The request — Reproduce every entry below precisely; do not include the pictures.

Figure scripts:
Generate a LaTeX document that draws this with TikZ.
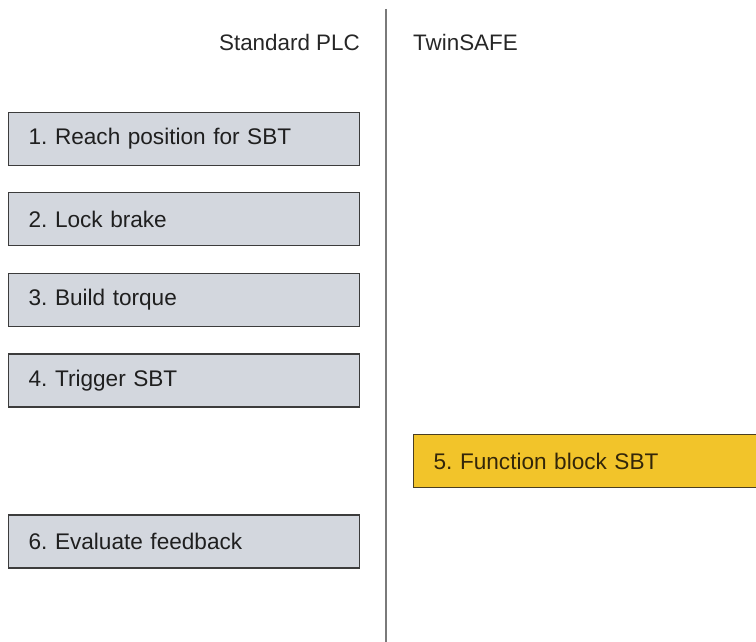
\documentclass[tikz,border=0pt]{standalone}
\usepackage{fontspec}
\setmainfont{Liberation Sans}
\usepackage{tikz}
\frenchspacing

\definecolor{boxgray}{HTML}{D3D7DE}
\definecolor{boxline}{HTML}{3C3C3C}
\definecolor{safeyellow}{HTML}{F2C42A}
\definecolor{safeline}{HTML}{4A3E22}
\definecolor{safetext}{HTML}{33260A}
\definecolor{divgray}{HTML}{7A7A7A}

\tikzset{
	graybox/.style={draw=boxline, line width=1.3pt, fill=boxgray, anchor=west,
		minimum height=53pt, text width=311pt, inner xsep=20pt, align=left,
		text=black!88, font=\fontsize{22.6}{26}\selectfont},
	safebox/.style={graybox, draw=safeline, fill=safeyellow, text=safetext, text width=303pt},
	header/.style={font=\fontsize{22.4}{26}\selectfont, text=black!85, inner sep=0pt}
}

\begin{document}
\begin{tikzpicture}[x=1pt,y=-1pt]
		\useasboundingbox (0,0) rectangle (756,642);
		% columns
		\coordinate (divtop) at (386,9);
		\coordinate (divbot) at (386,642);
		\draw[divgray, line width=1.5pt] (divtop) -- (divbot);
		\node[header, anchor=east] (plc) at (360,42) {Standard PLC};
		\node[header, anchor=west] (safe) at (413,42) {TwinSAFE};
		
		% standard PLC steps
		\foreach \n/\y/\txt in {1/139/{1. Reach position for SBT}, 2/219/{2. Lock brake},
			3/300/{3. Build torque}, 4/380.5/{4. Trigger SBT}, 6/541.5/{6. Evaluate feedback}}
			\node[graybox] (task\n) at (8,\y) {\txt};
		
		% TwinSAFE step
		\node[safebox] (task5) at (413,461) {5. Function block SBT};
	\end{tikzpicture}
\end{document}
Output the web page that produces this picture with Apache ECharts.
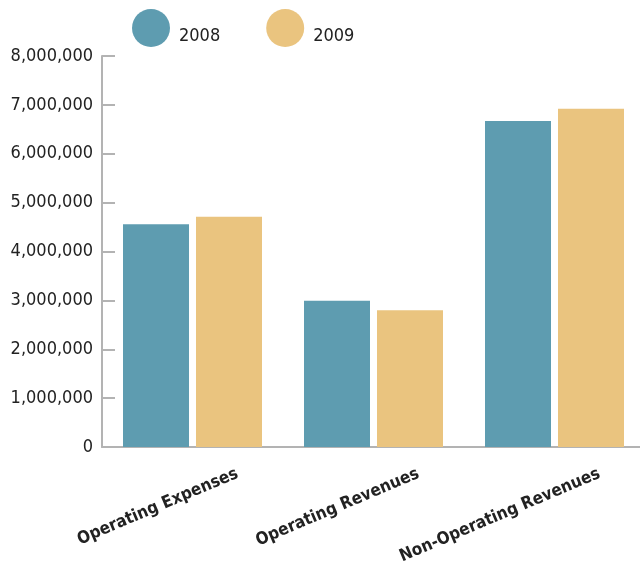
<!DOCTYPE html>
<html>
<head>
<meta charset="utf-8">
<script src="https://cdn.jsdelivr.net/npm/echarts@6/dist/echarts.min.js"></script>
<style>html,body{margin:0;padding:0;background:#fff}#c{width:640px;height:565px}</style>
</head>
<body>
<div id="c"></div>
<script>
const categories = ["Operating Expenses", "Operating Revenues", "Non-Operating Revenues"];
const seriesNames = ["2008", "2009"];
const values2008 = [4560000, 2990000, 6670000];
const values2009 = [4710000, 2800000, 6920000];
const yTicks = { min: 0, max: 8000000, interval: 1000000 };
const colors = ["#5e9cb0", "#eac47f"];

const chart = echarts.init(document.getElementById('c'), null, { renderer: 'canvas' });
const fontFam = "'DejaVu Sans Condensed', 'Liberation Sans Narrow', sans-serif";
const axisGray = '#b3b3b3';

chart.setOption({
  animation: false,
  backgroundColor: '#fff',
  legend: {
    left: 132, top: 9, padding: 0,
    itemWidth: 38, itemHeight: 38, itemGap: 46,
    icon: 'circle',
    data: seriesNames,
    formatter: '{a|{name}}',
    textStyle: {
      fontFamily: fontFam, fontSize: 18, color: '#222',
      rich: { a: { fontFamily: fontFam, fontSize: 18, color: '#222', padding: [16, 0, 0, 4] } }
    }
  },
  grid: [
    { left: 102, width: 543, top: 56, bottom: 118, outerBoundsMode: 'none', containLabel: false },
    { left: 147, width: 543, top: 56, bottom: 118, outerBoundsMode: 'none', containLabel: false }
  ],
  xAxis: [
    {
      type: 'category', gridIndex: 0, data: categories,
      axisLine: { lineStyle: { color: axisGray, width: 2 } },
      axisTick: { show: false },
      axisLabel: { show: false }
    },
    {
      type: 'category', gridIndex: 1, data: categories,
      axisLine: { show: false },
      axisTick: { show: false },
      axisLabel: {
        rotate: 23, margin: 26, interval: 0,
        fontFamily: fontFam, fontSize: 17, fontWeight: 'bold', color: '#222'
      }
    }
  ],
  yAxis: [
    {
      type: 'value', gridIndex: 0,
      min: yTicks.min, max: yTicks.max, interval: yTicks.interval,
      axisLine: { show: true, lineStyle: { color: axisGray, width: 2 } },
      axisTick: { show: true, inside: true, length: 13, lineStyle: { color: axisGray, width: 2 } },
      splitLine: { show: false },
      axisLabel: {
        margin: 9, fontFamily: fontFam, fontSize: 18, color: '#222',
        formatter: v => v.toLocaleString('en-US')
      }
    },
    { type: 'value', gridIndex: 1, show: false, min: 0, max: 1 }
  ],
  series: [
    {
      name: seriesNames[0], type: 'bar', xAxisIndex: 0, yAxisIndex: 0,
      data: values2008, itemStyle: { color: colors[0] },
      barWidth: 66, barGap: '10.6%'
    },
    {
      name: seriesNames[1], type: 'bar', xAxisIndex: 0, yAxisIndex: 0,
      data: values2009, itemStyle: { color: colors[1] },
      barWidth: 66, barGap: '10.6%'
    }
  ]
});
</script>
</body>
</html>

Task solution —
Generate a LaTeX document that draws this with TikZ.
\documentclass[tikz,border=0pt]{standalone}
\usepackage{fontspec}
\setmainfont{Liberation Sans}
\usepackage{tikz}
\frenchspacing

\definecolor{boxgray}{HTML}{D3D7DE}
\definecolor{boxline}{HTML}{3C3C3C}
\definecolor{safeyellow}{HTML}{F2C42A}
\definecolor{safeline}{HTML}{4A3E22}
\definecolor{safetext}{HTML}{33260A}
\definecolor{divgray}{HTML}{7A7A7A}

\tikzset{
	graybox/.style={draw=boxline, line width=1.3pt, fill=boxgray, anchor=west,
		minimum height=53pt, text width=311pt, inner xsep=20pt, align=left,
		text=black!88, font=\fontsize{22.6}{26}\selectfont},
	safebox/.style={graybox, draw=safeline, fill=safeyellow, text=safetext, text width=303pt},
	header/.style={font=\fontsize{22.4}{26}\selectfont, text=black!85, inner sep=0pt}
}

\begin{document}
\begin{tikzpicture}[x=1pt,y=-1pt]
		\useasboundingbox (0,0) rectangle (756,642);
		% columns
		\coordinate (divtop) at (386,9);
		\coordinate (divbot) at (386,642);
		\draw[divgray, line width=1.5pt] (divtop) -- (divbot);
		\node[header, anchor=east] (plc) at (360,42) {Standard PLC};
		\node[header, anchor=west] (safe) at (413,42) {TwinSAFE};
		
		% standard PLC steps
		\foreach \n/\y/\txt in {1/139/{1. Reach position for SBT}, 2/219/{2. Lock brake},
			3/300/{3. Build torque}, 4/380.5/{4. Trigger SBT}, 6/541.5/{6. Evaluate feedback}}
			\node[graybox] (task\n) at (8,\y) {\txt};
		
		% TwinSAFE step
		\node[safebox] (task5) at (413,461) {5. Function block SBT};
	\end{tikzpicture}
\end{document}
Output the web page that produces this picture with Apache ECharts.
<!DOCTYPE html>
<html>
<head>
<meta charset="utf-8">
<script src="https://cdn.jsdelivr.net/npm/echarts@6/dist/echarts.min.js"></script>
<style>html,body{margin:0;padding:0;background:#fff}#c{width:640px;height:565px}</style>
</head>
<body>
<div id="c"></div>
<script>
const categories = ["Operating Expenses", "Operating Revenues", "Non-Operating Revenues"];
const seriesNames = ["2008", "2009"];
const values2008 = [4560000, 2990000, 6670000];
const values2009 = [4710000, 2800000, 6920000];
const yTicks = { min: 0, max: 8000000, interval: 1000000 };
const colors = ["#5e9cb0", "#eac47f"];

const chart = echarts.init(document.getElementById('c'), null, { renderer: 'canvas' });
const fontFam = "'DejaVu Sans Condensed', 'Liberation Sans Narrow', sans-serif";
const axisGray = '#b3b3b3';

chart.setOption({
  animation: false,
  backgroundColor: '#fff',
  legend: {
    left: 132, top: 9, padding: 0,
    itemWidth: 38, itemHeight: 38, itemGap: 46,
    icon: 'circle',
    data: seriesNames,
    formatter: '{a|{name}}',
    textStyle: {
      fontFamily: fontFam, fontSize: 18, color: '#222',
      rich: { a: { fontFamily: fontFam, fontSize: 18, color: '#222', padding: [16, 0, 0, 4] } }
    }
  },
  grid: [
    { left: 102, width: 543, top: 56, bottom: 118, outerBoundsMode: 'none', containLabel: false },
    { left: 147, width: 543, top: 56, bottom: 118, outerBoundsMode: 'none', containLabel: false }
  ],
  xAxis: [
    {
      type: 'category', gridIndex: 0, data: categories,
      axisLine: { lineStyle: { color: axisGray, width: 2 } },
      axisTick: { show: false },
      axisLabel: { show: false }
    },
    {
      type: 'category', gridIndex: 1, data: categories,
      axisLine: { show: false },
      axisTick: { show: false },
      axisLabel: {
        rotate: 23, margin: 26, interval: 0,
        fontFamily: fontFam, fontSize: 17, fontWeight: 'bold', color: '#222'
      }
    }
  ],
  yAxis: [
    {
      type: 'value', gridIndex: 0,
      min: yTicks.min, max: yTicks.max, interval: yTicks.interval,
      axisLine: { show: true, lineStyle: { color: axisGray, width: 2 } },
      axisTick: { show: true, inside: true, length: 13, lineStyle: { color: axisGray, width: 2 } },
      splitLine: { show: false },
      axisLabel: {
        margin: 9, fontFamily: fontFam, fontSize: 18, color: '#222',
        formatter: v => v.toLocaleString('en-US')
      }
    },
    { type: 'value', gridIndex: 1, show: false, min: 0, max: 1 }
  ],
  series: [
    {
      name: seriesNames[0], type: 'bar', xAxisIndex: 0, yAxisIndex: 0,
      data: values2008, itemStyle: { color: colors[0] },
      barWidth: 66, barGap: '10.6%'
    },
    {
      name: seriesNames[1], type: 'bar', xAxisIndex: 0, yAxisIndex: 0,
      data: values2009, itemStyle: { color: colors[1] },
      barWidth: 66, barGap: '10.6%'
    }
  ]
});
</script>
</body>
</html>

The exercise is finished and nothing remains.